The G7 leaders will be joined by the leaders of South Korea, India, Indonesia, Brazil and Comoros – as well as senior representatives from the European Union. Ukrainian President Volodymyr Zelenskyy is joining in the summit online. Kishida will take Prime Minister Modi, South Korean President Yoon Suk-yeol, and other leaders of invited non-member G7 states, as well as the heads of seven international organizations including U.N. Secretary-General Antonio Guterres, to the Hiroshima Museum.
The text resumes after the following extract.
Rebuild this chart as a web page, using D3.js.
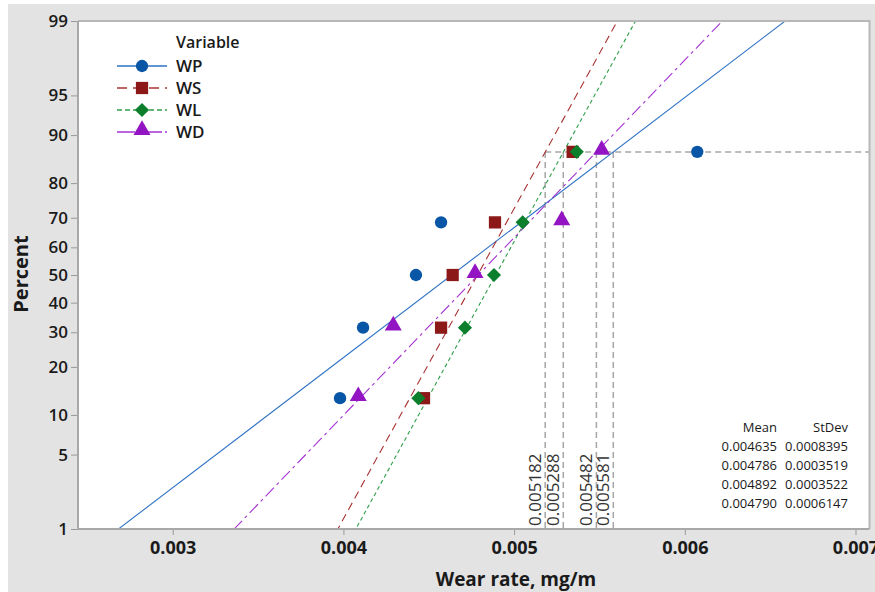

The visit to the museum is planned for May 19, as a group. PM Kishida will serve as a guide in an effort to build momentum for realizing a world without nuclear weapons, a report said. Opened 10 years after the 1945 atomic bombing of Hiroshima to convey to the world the reality of nuclear warfare, the museum exhibits victims’ belongings and materials that show how the city looked before and after the attack. The museum will also be visited by G7 leaders such as U.S. President Joe Biden. Kishida hopes to create among the leaders a common understanding of the horrors of nuclear radiation and the need to abolish nuclear weapons, as part of his lifelong effort to achieve a world without nuclear weapons.

The Japanese government is also planning for a visit to the facility by the spouses of the G7 leaders, with Kishida’s wife, Yuko, expected to serve as a guide. Security is tight around the Peace Memorial Museum. Prime Minister Kishida, who represents Hiroshima constituency, visited the city and spoke to about 100 police and coast guard officers at the hotel on Saturday.

The officers are part of the contingent that are being deployed in the city and surrounding areas for the summit. PM Kishida inspected the Grand Prince Hotel Hiroshima, which will serve as the primary site for the summit; the Hiroshima Peace Memorial Park, which the prime minister will visit with other G7 leaders; and Miyajima Island, home to Itsukushima Shrine, a World Heritage site. On August 8, 1945, a nuclear bomb killed 140,000 people in the city of Hiroshima.

Ever since, the survivors of Hiroshima and Nagasaki, the Hibakusha, live with the collective understanding that nuclear weapons must never be used again.Russia’s invasion is expected to top the agenda at the summit. Other topics will likely include the push to reduce the number of nuclear weapons. The G7 outcome document is expected to include the strengthening of support for food production in the Global South and the diversification of global food supply chains. The G-7 groups Britain, Canada, France, Germany, Italy, Japan, the United States, plus the European Union.